--- Begin Data section ---

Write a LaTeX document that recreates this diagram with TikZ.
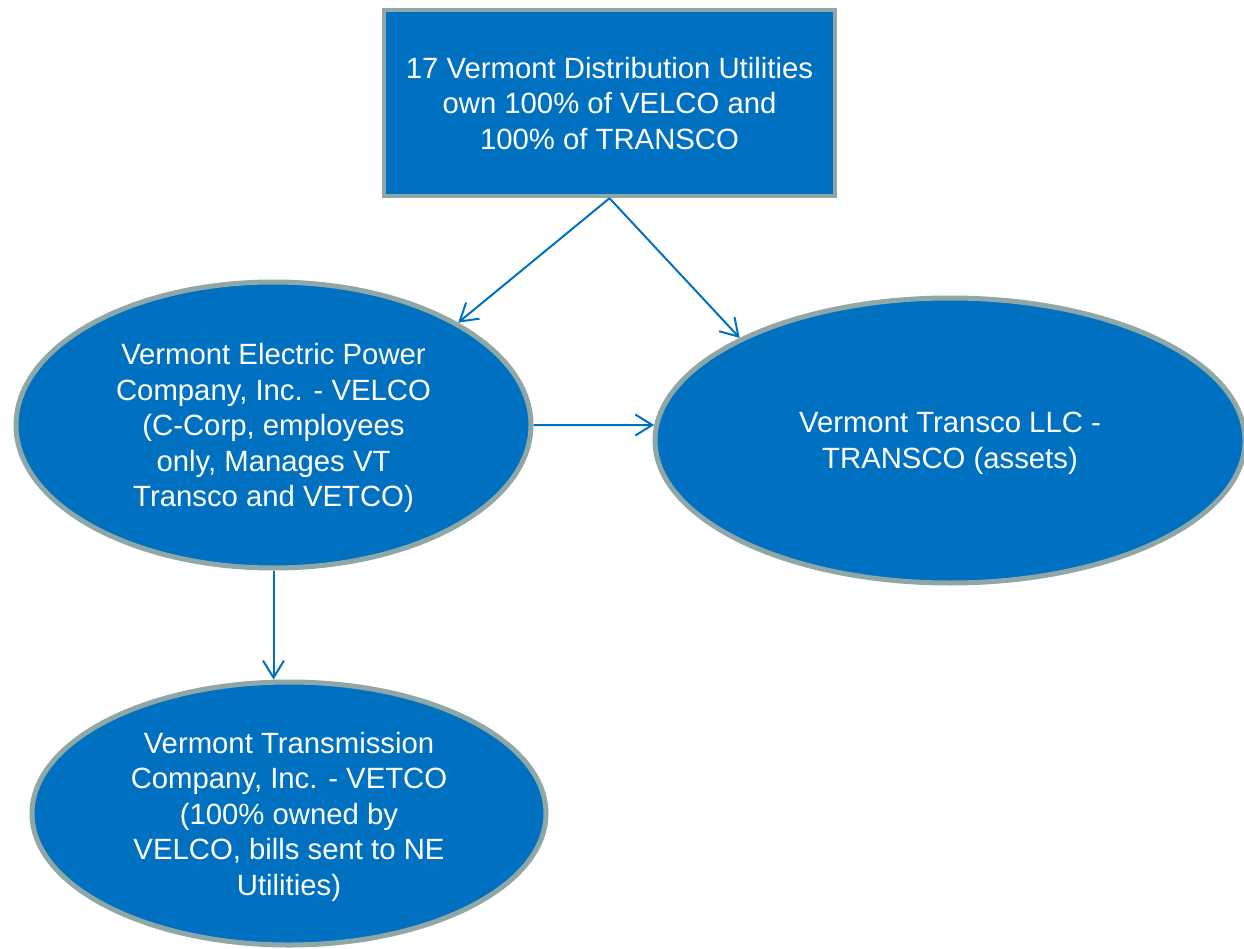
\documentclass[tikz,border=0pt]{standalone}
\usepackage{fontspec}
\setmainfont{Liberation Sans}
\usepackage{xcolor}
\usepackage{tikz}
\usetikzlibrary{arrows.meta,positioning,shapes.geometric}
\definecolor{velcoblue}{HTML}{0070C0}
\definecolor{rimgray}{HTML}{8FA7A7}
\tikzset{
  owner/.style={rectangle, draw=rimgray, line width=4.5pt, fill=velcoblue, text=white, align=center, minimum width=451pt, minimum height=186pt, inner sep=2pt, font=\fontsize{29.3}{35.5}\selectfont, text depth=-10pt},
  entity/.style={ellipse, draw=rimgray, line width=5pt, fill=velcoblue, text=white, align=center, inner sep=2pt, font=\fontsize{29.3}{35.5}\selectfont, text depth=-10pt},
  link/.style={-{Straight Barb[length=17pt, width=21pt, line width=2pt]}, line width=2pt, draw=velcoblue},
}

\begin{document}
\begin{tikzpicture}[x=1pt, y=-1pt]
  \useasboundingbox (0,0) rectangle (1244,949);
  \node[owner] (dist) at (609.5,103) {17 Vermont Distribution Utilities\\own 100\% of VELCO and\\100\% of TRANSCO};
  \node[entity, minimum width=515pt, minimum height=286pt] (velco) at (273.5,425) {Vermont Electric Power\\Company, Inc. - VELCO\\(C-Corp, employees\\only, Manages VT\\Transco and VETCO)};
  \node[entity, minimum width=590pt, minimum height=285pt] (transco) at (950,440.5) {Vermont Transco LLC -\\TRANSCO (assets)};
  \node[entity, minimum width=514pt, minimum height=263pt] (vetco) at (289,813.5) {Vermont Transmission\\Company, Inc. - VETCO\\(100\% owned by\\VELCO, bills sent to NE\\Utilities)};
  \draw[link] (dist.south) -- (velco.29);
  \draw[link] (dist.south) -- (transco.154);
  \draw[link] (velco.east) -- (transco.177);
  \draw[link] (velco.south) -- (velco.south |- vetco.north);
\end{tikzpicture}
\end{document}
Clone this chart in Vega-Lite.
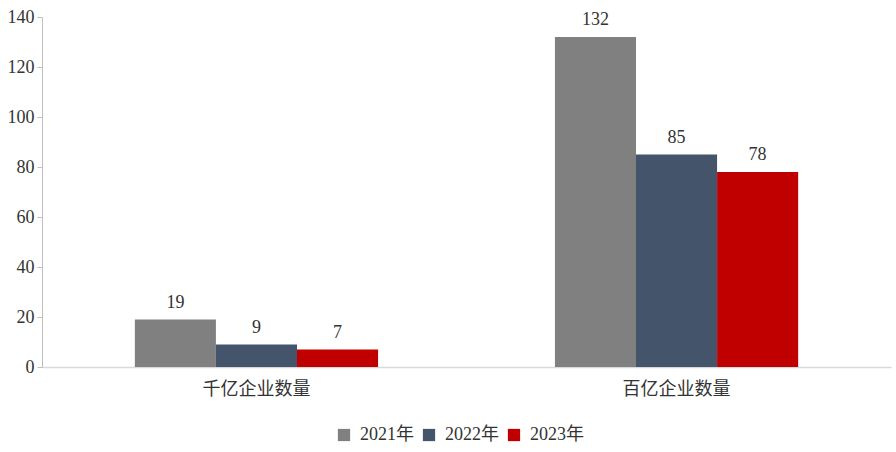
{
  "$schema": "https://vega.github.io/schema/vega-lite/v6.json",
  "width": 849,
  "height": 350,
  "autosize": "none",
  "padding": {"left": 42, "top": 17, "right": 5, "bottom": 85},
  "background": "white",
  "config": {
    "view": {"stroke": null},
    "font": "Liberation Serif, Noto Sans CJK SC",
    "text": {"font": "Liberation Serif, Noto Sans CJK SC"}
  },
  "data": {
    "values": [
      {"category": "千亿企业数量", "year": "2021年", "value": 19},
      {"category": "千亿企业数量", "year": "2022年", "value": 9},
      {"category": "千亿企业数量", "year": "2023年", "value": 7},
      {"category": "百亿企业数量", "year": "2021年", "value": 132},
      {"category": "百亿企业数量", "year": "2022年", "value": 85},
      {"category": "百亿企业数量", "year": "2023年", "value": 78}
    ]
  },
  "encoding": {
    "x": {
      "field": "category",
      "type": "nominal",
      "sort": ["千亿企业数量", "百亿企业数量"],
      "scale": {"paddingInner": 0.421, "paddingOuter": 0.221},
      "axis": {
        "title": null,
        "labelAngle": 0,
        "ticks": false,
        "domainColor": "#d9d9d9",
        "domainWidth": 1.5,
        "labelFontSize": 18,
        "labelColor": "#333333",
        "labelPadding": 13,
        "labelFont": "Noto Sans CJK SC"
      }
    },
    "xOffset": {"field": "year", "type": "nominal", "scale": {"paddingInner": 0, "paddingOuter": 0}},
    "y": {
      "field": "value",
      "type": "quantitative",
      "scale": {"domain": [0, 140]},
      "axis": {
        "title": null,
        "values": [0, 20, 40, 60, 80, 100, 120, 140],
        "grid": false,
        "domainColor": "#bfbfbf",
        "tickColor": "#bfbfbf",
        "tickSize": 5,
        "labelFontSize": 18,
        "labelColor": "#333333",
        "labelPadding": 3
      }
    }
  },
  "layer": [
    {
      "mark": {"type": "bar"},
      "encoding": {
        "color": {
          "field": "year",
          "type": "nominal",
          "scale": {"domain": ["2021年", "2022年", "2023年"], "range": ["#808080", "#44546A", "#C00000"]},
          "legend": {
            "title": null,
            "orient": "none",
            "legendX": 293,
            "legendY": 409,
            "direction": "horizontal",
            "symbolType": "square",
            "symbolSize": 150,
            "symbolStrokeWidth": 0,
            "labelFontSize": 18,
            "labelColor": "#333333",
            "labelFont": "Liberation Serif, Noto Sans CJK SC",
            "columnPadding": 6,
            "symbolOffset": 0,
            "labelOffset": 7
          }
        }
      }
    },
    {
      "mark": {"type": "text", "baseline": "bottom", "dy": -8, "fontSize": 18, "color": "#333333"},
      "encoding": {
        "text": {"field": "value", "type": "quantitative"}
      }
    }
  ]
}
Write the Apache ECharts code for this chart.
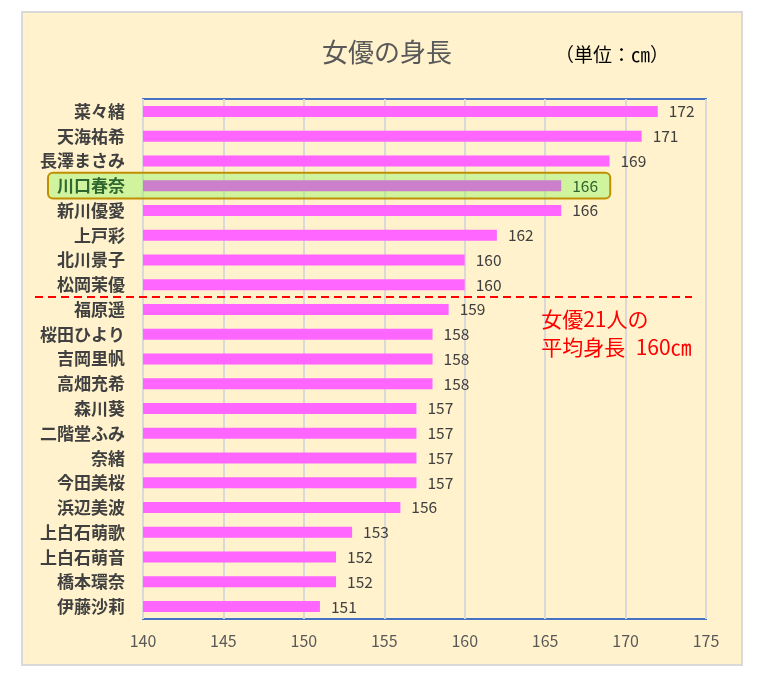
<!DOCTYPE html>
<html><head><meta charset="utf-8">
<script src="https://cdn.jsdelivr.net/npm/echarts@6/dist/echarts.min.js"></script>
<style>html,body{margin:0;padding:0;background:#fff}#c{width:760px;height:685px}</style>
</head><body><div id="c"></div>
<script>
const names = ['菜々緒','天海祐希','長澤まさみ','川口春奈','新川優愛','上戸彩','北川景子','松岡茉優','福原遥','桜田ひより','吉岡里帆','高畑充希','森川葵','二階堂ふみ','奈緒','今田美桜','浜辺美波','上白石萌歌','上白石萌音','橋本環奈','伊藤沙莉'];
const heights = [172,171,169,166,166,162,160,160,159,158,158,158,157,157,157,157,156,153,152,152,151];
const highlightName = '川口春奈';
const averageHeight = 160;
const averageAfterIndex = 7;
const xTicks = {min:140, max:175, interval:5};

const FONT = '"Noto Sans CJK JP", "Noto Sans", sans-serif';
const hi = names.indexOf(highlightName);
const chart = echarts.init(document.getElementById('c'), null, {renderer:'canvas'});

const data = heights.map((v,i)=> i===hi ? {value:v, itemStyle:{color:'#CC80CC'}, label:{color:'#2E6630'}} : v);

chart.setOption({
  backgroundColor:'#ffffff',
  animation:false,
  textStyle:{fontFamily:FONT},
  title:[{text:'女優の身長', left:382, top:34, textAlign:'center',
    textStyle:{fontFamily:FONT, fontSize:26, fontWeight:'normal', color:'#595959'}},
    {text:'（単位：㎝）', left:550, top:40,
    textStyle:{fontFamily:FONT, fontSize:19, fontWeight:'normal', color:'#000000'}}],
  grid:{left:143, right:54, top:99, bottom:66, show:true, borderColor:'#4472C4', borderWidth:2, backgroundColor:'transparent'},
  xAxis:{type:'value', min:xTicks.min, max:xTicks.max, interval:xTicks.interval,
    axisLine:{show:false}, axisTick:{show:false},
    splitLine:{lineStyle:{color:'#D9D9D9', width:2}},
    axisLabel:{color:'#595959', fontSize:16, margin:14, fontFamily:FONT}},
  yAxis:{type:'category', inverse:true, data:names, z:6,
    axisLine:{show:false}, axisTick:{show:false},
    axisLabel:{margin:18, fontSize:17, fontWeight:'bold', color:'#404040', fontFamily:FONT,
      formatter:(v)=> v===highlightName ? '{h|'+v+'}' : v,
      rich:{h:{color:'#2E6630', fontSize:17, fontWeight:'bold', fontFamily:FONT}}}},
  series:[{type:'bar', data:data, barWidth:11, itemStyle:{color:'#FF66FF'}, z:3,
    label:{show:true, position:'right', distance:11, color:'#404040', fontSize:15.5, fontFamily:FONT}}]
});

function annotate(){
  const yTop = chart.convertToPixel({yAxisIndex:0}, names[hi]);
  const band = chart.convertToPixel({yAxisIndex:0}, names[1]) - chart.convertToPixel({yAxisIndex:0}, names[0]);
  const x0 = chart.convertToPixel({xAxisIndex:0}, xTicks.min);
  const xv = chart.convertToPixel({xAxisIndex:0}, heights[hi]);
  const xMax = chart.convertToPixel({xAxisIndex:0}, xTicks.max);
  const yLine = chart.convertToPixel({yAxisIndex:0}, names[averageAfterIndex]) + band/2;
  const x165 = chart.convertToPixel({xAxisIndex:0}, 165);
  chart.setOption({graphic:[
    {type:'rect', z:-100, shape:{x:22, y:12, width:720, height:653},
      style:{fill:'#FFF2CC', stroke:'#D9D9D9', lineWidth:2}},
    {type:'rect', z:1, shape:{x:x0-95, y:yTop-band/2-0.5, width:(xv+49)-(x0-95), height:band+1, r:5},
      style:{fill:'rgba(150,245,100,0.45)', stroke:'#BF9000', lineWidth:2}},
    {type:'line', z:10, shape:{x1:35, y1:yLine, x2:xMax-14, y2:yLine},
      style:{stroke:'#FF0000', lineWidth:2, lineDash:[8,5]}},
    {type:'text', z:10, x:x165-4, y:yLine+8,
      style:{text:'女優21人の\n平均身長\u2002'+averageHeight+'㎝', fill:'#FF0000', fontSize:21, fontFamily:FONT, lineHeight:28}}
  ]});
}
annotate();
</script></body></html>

--- End Data section ---

* **Work required**
Count the lines of the listing above that include the word "Write" and state the total with nothing else.

* **Reply to the exercise**
2